The ability to help people is what originally attracted Clancy to the medical field, plus she was already a fan of science. She said she enjoyed hearing others’ stories and helping to figure out what solution best made the most sense for the patient.

Clancy quoted a notable physician that once said, “a good doctor treats the disease, a great doctor treats the patient.”

After completing medical school and a fellowship at the University of Pennsylvania, she began working at Virginia Commonwealth University (VCU) in their medical college. She was on the VCU faculty for six years before moving on.

Clancy wasn’t the only woman on the faculty, but she was the first to relocate for the job.

“There were people I worked with who I wouldn’t say thought I was a martian, but they thought this was really unusual,” she said. “But I loved it there.”

She said her career in medical academics, and to some extent at VA, was focused on three key areas: Clinical care, teaching and research.

“In real life, it’s actually hard to be really terrific at all three.
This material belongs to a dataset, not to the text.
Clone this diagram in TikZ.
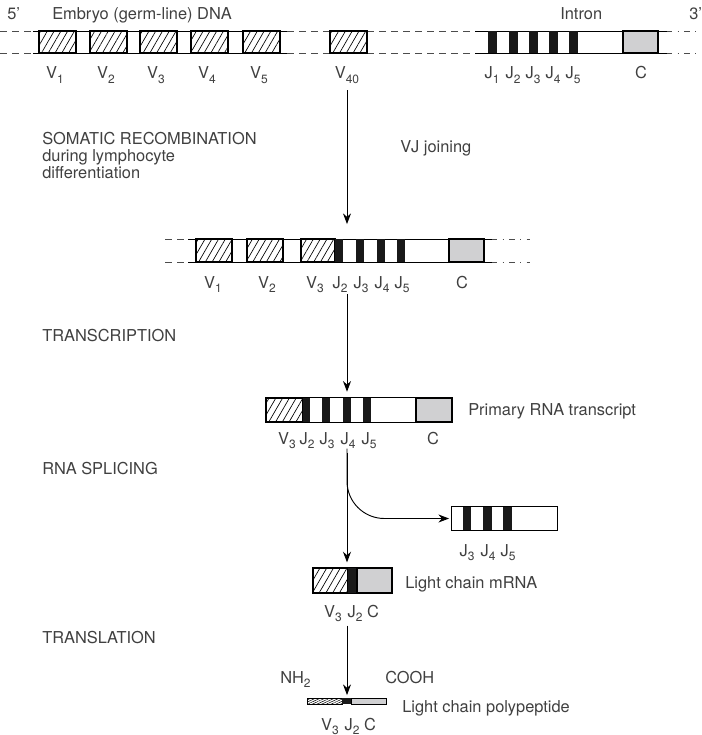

By the way, sometimes that would require way, way more hours in a day than exist,” Clancy said. “So trying to figure out how do you get the right balance for you that meets the needs of the organization you’re working for and so forth, I think it’s a challenge for everyone. In funny ways, technology had made parts of that easier and parts of it much harder.”

Her transition from a professor to a federal employee was a somewhat smooth one. She said she became interested in figuring out a better way to help those who didn’t have insurance, or direct access to health care — and the VA’s dedication to their mission was what initially attracted her.

Clancy first joined the Agency for Healthcare Research and Quality, which was at the time a new agency under the Department of Health and Human Services. She joined its ranks to help the government figure out how to get the best return on investment by improving access, quality and safety to the American public.

“I thought it would be a good change for a couple of years and then I’d go back to academics,” she said. “That’s not what happened. I stayed there for 22 years and ended up being the director for about half the time.”

She took on the responsibility of making sure the information the agency produced was usable by clinicians, veterans hospitals, outpatient care and so forth.

Now at VHA, she oversees a robust research program focusing on diseases that are important and sometimes unique to veterans.

Three groundbreaking initiatives the VA spurred, according to Clancy, were the creation of the nicotine patch, completing the first-ever liver transplant and medical barcoding — including the requirement for patients to wear wristbands detailing their medical information to ensure VA patients were given the correct medicine.

Both of her parents held careers in a STEM field, and she said her mother was very encouraging.

“If there’s one message I got from my mother, it was ‘why not?’ So when I told her I wanted to be a doctor when I was nine, she was thrilled with that,” Clancy said.

More girls and women need to take on the same mindset, she said. And she often wishes she would have had more courage to pursue her ideas when she was younger. Because when you have a passion and you pursue it, life is more fun and easier to deal with.

“Stick with what you love and it’ll all work out,” she said.